How can the institutional educational system, mass medias, big corporations, the banking system and the political system be part of the change? Can they regain people trust?

All institutions and actors of the current system can be part of the change – if they are ready to transform or be transformed by the citizens. The media ought to become a “public good”: to a large degree independent from advertising and business, set up by professional journalists, and radically disentangled (not more than three legal entities per owner). Big corporations have to shrink to a top size of e. g. 10 billion US dollars turnover and do a common good balance sheet. Only if this is excellent, they might become bigger. A fusion control has to be established at the global level, as part of the WTO or, better, UN system. Banks could be obliged to convert into not-for-profit businesses as they are a fundamental infrastructure for the economy and the society as a whole. As soon as they start to strive for profit, the lose track of their societal purpose. History shows that cooperative banks and savings banks have worked best of all types of banks. Such fundamental decisions are unlikely to be met by governments and parliaments as currently the financial and economic power is already too concentrated to allow for smooth democratic processes.
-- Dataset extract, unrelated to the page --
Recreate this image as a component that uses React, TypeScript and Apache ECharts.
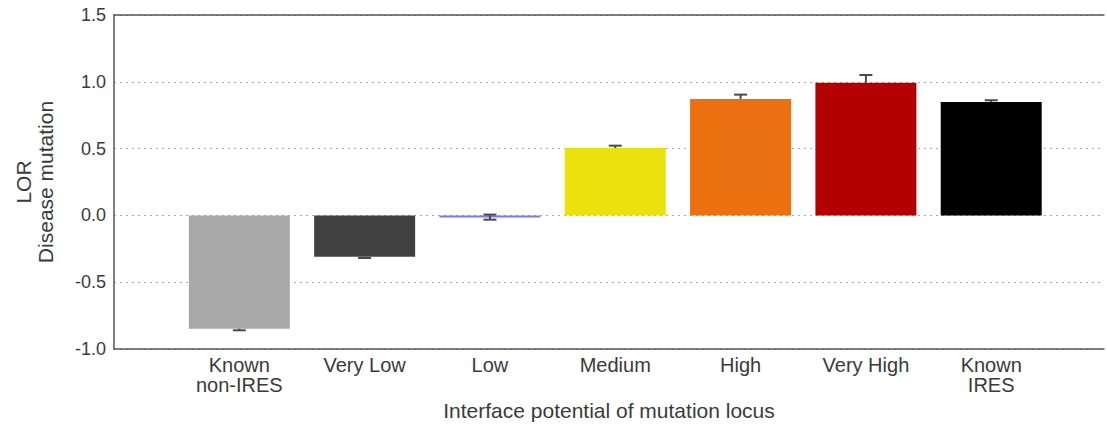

That is why the ECG movement also advocates the improvement of the democratic system involving the citizens in a higher degree than today. “Sovereign democracy” is an answer to Colin Crouch’s “Post democracy”. It would give the citizens stronger democratic rights (“sovereign rights”) and the possibility to make decisions on fundamental questions of the economy of their own. One example: Asked, if they would limit income inequality, citizens in dozens of countries decided to cap top incomes with ten or 20 times the minimum income. Today, the highest publicly known income in the USA is 350.000 times the legal minimum wage. In more general terms, people are very likely to say no to both, socialism and capitalism, and choose an economy for the common good.